(YOUR OBJECTIVE):
Write the data out again exactly, with no pictures.

(PROVIDED DATA):
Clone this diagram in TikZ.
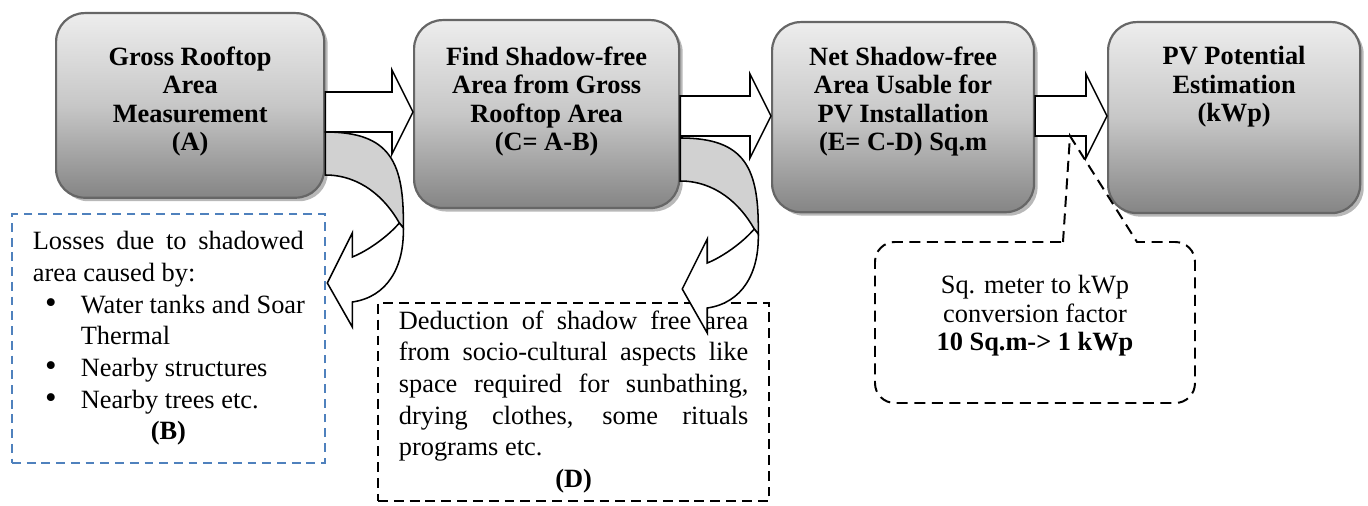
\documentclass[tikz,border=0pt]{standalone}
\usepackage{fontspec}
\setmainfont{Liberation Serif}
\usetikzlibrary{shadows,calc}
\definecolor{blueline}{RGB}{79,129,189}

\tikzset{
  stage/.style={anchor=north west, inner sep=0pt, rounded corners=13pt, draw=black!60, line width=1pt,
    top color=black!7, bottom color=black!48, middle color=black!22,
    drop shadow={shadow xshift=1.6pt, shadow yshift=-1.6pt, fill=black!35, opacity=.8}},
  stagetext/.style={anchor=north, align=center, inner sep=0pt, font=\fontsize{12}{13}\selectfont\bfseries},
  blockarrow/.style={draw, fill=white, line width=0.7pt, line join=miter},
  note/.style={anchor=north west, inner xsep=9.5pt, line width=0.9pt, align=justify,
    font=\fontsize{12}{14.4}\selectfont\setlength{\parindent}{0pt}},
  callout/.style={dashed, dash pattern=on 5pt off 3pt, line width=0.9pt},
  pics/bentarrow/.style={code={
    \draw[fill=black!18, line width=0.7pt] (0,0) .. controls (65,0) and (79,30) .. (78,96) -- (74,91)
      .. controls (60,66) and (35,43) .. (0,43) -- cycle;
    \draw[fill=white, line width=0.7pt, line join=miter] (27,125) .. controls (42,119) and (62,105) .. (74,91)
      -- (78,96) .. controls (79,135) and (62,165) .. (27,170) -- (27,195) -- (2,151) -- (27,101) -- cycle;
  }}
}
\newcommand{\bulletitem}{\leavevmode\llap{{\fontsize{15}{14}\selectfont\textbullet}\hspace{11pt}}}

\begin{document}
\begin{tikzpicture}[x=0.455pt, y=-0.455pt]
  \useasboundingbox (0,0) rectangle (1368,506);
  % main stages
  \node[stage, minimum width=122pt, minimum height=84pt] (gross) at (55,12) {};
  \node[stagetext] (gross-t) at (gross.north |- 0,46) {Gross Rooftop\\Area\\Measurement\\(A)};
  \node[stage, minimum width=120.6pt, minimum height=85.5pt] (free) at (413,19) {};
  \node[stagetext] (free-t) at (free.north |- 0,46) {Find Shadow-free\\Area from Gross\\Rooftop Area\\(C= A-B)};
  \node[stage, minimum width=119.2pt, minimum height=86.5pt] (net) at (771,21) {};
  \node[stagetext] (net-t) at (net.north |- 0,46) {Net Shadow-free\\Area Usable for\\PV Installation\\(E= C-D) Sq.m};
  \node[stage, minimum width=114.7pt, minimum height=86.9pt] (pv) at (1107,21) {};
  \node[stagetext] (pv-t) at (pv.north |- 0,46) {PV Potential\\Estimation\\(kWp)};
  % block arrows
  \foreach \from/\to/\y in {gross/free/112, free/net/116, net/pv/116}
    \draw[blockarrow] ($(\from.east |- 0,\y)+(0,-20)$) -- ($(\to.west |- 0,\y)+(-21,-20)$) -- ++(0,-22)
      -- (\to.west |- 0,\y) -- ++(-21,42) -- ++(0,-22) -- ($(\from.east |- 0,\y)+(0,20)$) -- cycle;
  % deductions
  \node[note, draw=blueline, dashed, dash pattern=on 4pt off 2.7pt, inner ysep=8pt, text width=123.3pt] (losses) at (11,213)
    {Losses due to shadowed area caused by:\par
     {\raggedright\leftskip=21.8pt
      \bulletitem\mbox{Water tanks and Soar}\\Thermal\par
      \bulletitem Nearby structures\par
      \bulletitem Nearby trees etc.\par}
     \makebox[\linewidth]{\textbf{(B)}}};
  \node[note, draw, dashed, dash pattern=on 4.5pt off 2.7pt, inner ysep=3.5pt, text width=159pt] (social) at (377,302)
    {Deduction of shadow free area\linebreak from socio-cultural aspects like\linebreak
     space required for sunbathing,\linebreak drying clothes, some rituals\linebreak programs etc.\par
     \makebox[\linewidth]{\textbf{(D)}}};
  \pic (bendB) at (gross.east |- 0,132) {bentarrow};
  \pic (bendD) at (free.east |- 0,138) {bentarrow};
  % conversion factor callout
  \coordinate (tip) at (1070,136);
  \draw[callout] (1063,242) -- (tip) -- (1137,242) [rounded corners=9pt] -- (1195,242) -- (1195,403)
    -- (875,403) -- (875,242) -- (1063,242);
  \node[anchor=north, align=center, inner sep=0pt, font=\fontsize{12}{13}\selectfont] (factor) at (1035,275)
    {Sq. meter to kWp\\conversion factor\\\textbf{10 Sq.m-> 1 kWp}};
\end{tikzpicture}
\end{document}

(ANSWER TO THIS TASK):
Clone this diagram in TikZ.
\documentclass[tikz,border=0pt]{standalone}
\usepackage{fontspec}
\setmainfont{Liberation Serif}
\usetikzlibrary{shadows,calc}
\definecolor{blueline}{RGB}{79,129,189}

\tikzset{
  stage/.style={anchor=north west, inner sep=0pt, rounded corners=13pt, draw=black!60, line width=1pt,
    top color=black!7, bottom color=black!48, middle color=black!22,
    drop shadow={shadow xshift=1.6pt, shadow yshift=-1.6pt, fill=black!35, opacity=.8}},
  stagetext/.style={anchor=north, align=center, inner sep=0pt, font=\fontsize{12}{13}\selectfont\bfseries},
  blockarrow/.style={draw, fill=white, line width=0.7pt, line join=miter},
  note/.style={anchor=north west, inner xsep=9.5pt, line width=0.9pt, align=justify,
    font=\fontsize{12}{14.4}\selectfont\setlength{\parindent}{0pt}},
  callout/.style={dashed, dash pattern=on 5pt off 3pt, line width=0.9pt},
  pics/bentarrow/.style={code={
    \draw[fill=black!18, line width=0.7pt] (0,0) .. controls (65,0) and (79,30) .. (78,96) -- (74,91)
      .. controls (60,66) and (35,43) .. (0,43) -- cycle;
    \draw[fill=white, line width=0.7pt, line join=miter] (27,125) .. controls (42,119) and (62,105) .. (74,91)
      -- (78,96) .. controls (79,135) and (62,165) .. (27,170) -- (27,195) -- (2,151) -- (27,101) -- cycle;
  }}
}
\newcommand{\bulletitem}{\leavevmode\llap{{\fontsize{15}{14}\selectfont\textbullet}\hspace{11pt}}}

\begin{document}
\begin{tikzpicture}[x=0.455pt, y=-0.455pt]
  \useasboundingbox (0,0) rectangle (1368,506);
  % main stages
  \node[stage, minimum width=122pt, minimum height=84pt] (gross) at (55,12) {};
  \node[stagetext] (gross-t) at (gross.north |- 0,46) {Gross Rooftop\\Area\\Measurement\\(A)};
  \node[stage, minimum width=120.6pt, minimum height=85.5pt] (free) at (413,19) {};
  \node[stagetext] (free-t) at (free.north |- 0,46) {Find Shadow-free\\Area from Gross\\Rooftop Area\\(C= A-B)};
  \node[stage, minimum width=119.2pt, minimum height=86.5pt] (net) at (771,21) {};
  \node[stagetext] (net-t) at (net.north |- 0,46) {Net Shadow-free\\Area Usable for\\PV Installation\\(E= C-D) Sq.m};
  \node[stage, minimum width=114.7pt, minimum height=86.9pt] (pv) at (1107,21) {};
  \node[stagetext] (pv-t) at (pv.north |- 0,46) {PV Potential\\Estimation\\(kWp)};
  % block arrows
  \foreach \from/\to/\y in {gross/free/112, free/net/116, net/pv/116}
    \draw[blockarrow] ($(\from.east |- 0,\y)+(0,-20)$) -- ($(\to.west |- 0,\y)+(-21,-20)$) -- ++(0,-22)
      -- (\to.west |- 0,\y) -- ++(-21,42) -- ++(0,-22) -- ($(\from.east |- 0,\y)+(0,20)$) -- cycle;
  % deductions
  \node[note, draw=blueline, dashed, dash pattern=on 4pt off 2.7pt, inner ysep=8pt, text width=123.3pt] (losses) at (11,213)
    {Losses due to shadowed area caused by:\par
     {\raggedright\leftskip=21.8pt
      \bulletitem\mbox{Water tanks and Soar}\\Thermal\par
      \bulletitem Nearby structures\par
      \bulletitem Nearby trees etc.\par}
     \makebox[\linewidth]{\textbf{(B)}}};
  \node[note, draw, dashed, dash pattern=on 4.5pt off 2.7pt, inner ysep=3.5pt, text width=159pt] (social) at (377,302)
    {Deduction of shadow free area\linebreak from socio-cultural aspects like\linebreak
     space required for sunbathing,\linebreak drying clothes, some rituals\linebreak programs etc.\par
     \makebox[\linewidth]{\textbf{(D)}}};
  \pic (bendB) at (gross.east |- 0,132) {bentarrow};
  \pic (bendD) at (free.east |- 0,138) {bentarrow};
  % conversion factor callout
  \coordinate (tip) at (1070,136);
  \draw[callout] (1063,242) -- (tip) -- (1137,242) [rounded corners=9pt] -- (1195,242) -- (1195,403)
    -- (875,403) -- (875,242) -- (1063,242);
  \node[anchor=north, align=center, inner sep=0pt, font=\fontsize{12}{13}\selectfont] (factor) at (1035,275)
    {Sq. meter to kWp\\conversion factor\\\textbf{10 Sq.m-> 1 kWp}};
\end{tikzpicture}
\end{document}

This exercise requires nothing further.